### TASK BRIEF
Omit all images, then return the remaining material exactly as it stands.

### DATA PROVIDED
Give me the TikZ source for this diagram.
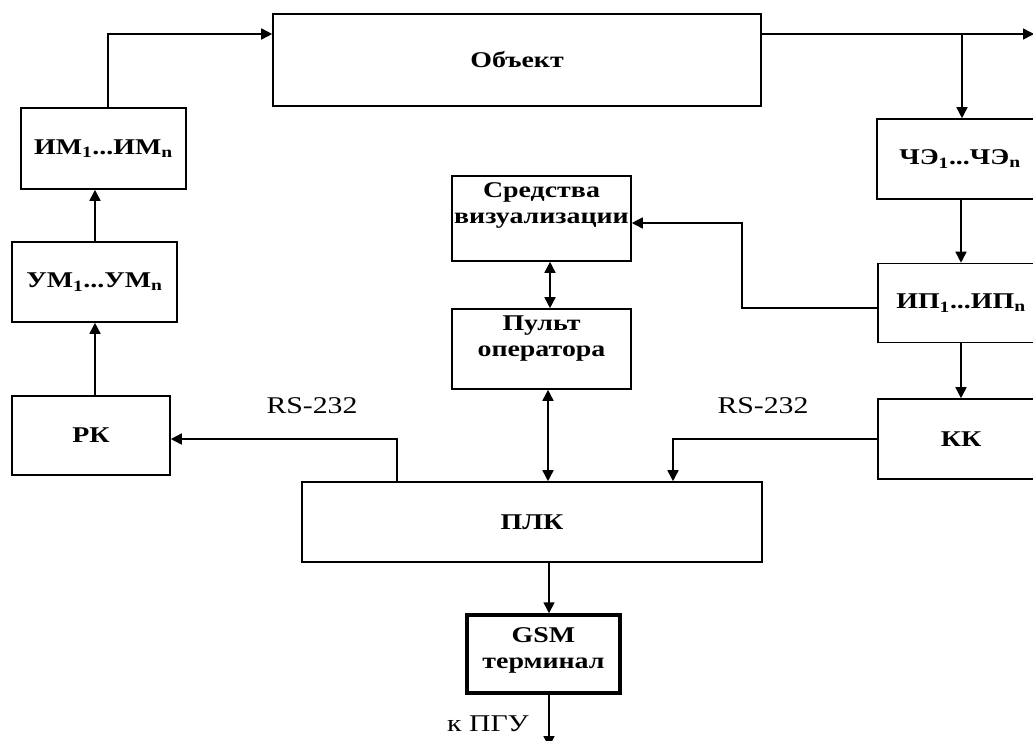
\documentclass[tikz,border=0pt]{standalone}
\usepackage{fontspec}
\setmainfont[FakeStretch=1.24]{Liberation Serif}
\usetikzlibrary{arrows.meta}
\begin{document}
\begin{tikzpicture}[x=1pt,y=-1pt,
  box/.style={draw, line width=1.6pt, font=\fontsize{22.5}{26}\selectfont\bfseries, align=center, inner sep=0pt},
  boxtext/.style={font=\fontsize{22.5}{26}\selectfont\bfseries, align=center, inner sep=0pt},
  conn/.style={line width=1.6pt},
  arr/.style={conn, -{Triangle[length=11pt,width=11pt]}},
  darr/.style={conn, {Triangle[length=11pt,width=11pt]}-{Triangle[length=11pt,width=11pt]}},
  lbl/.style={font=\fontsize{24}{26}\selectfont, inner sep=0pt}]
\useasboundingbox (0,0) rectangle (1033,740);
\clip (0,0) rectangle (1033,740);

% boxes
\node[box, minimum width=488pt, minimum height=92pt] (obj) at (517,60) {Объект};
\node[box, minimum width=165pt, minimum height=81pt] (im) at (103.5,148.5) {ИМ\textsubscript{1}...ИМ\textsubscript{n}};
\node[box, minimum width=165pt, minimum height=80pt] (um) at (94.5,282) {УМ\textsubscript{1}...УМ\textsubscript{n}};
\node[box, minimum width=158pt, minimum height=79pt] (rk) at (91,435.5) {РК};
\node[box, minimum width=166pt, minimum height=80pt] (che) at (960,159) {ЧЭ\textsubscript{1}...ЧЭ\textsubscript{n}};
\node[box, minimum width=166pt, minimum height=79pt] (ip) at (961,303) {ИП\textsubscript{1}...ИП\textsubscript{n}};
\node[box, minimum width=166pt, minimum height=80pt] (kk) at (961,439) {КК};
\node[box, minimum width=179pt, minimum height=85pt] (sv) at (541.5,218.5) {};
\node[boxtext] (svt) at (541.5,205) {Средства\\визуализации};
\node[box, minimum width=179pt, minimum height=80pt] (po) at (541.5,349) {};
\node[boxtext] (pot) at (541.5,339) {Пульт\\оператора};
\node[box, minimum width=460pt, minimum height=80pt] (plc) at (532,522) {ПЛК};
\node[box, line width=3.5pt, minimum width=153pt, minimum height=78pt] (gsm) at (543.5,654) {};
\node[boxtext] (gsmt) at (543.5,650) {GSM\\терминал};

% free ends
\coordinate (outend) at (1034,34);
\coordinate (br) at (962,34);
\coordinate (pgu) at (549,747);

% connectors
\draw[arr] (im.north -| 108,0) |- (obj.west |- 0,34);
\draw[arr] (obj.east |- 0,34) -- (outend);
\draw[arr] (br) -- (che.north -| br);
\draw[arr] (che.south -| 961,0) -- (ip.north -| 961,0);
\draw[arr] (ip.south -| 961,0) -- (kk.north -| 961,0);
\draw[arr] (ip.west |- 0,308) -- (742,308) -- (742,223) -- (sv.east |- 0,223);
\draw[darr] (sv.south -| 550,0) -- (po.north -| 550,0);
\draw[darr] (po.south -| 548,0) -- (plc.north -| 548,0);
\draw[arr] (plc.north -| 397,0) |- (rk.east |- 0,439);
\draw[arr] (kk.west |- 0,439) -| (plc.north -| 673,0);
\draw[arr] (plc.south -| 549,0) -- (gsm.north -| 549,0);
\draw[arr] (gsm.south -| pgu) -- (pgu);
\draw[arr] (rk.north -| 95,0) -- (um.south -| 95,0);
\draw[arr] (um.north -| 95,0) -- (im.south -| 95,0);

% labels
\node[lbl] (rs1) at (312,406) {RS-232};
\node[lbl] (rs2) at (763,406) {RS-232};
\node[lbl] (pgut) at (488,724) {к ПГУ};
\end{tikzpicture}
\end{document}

### ANSWER TO THIS PROBLEM
Give me the TikZ source for this diagram.
\documentclass[tikz,border=0pt]{standalone}
\usepackage{fontspec}
\setmainfont[FakeStretch=1.24]{Liberation Serif}
\usetikzlibrary{arrows.meta}
\begin{document}
\begin{tikzpicture}[x=1pt,y=-1pt,
  box/.style={draw, line width=1.6pt, font=\fontsize{22.5}{26}\selectfont\bfseries, align=center, inner sep=0pt},
  boxtext/.style={font=\fontsize{22.5}{26}\selectfont\bfseries, align=center, inner sep=0pt},
  conn/.style={line width=1.6pt},
  arr/.style={conn, -{Triangle[length=11pt,width=11pt]}},
  darr/.style={conn, {Triangle[length=11pt,width=11pt]}-{Triangle[length=11pt,width=11pt]}},
  lbl/.style={font=\fontsize{24}{26}\selectfont, inner sep=0pt}]
\useasboundingbox (0,0) rectangle (1033,740);
\clip (0,0) rectangle (1033,740);

% boxes
\node[box, minimum width=488pt, minimum height=92pt] (obj) at (517,60) {Объект};
\node[box, minimum width=165pt, minimum height=81pt] (im) at (103.5,148.5) {ИМ\textsubscript{1}...ИМ\textsubscript{n}};
\node[box, minimum width=165pt, minimum height=80pt] (um) at (94.5,282) {УМ\textsubscript{1}...УМ\textsubscript{n}};
\node[box, minimum width=158pt, minimum height=79pt] (rk) at (91,435.5) {РК};
\node[box, minimum width=166pt, minimum height=80pt] (che) at (960,159) {ЧЭ\textsubscript{1}...ЧЭ\textsubscript{n}};
\node[box, minimum width=166pt, minimum height=79pt] (ip) at (961,303) {ИП\textsubscript{1}...ИП\textsubscript{n}};
\node[box, minimum width=166pt, minimum height=80pt] (kk) at (961,439) {КК};
\node[box, minimum width=179pt, minimum height=85pt] (sv) at (541.5,218.5) {};
\node[boxtext] (svt) at (541.5,205) {Средства\\визуализации};
\node[box, minimum width=179pt, minimum height=80pt] (po) at (541.5,349) {};
\node[boxtext] (pot) at (541.5,339) {Пульт\\оператора};
\node[box, minimum width=460pt, minimum height=80pt] (plc) at (532,522) {ПЛК};
\node[box, line width=3.5pt, minimum width=153pt, minimum height=78pt] (gsm) at (543.5,654) {};
\node[boxtext] (gsmt) at (543.5,650) {GSM\\терминал};

% free ends
\coordinate (outend) at (1034,34);
\coordinate (br) at (962,34);
\coordinate (pgu) at (549,747);

% connectors
\draw[arr] (im.north -| 108,0) |- (obj.west |- 0,34);
\draw[arr] (obj.east |- 0,34) -- (outend);
\draw[arr] (br) -- (che.north -| br);
\draw[arr] (che.south -| 961,0) -- (ip.north -| 961,0);
\draw[arr] (ip.south -| 961,0) -- (kk.north -| 961,0);
\draw[arr] (ip.west |- 0,308) -- (742,308) -- (742,223) -- (sv.east |- 0,223);
\draw[darr] (sv.south -| 550,0) -- (po.north -| 550,0);
\draw[darr] (po.south -| 548,0) -- (plc.north -| 548,0);
\draw[arr] (plc.north -| 397,0) |- (rk.east |- 0,439);
\draw[arr] (kk.west |- 0,439) -| (plc.north -| 673,0);
\draw[arr] (plc.south -| 549,0) -- (gsm.north -| 549,0);
\draw[arr] (gsm.south -| pgu) -- (pgu);
\draw[arr] (rk.north -| 95,0) -- (um.south -| 95,0);
\draw[arr] (um.north -| 95,0) -- (im.south -| 95,0);

% labels
\node[lbl] (rs1) at (312,406) {RS-232};
\node[lbl] (rs2) at (763,406) {RS-232};
\node[lbl] (pgut) at (488,724) {к ПГУ};
\end{tikzpicture}
\end{document}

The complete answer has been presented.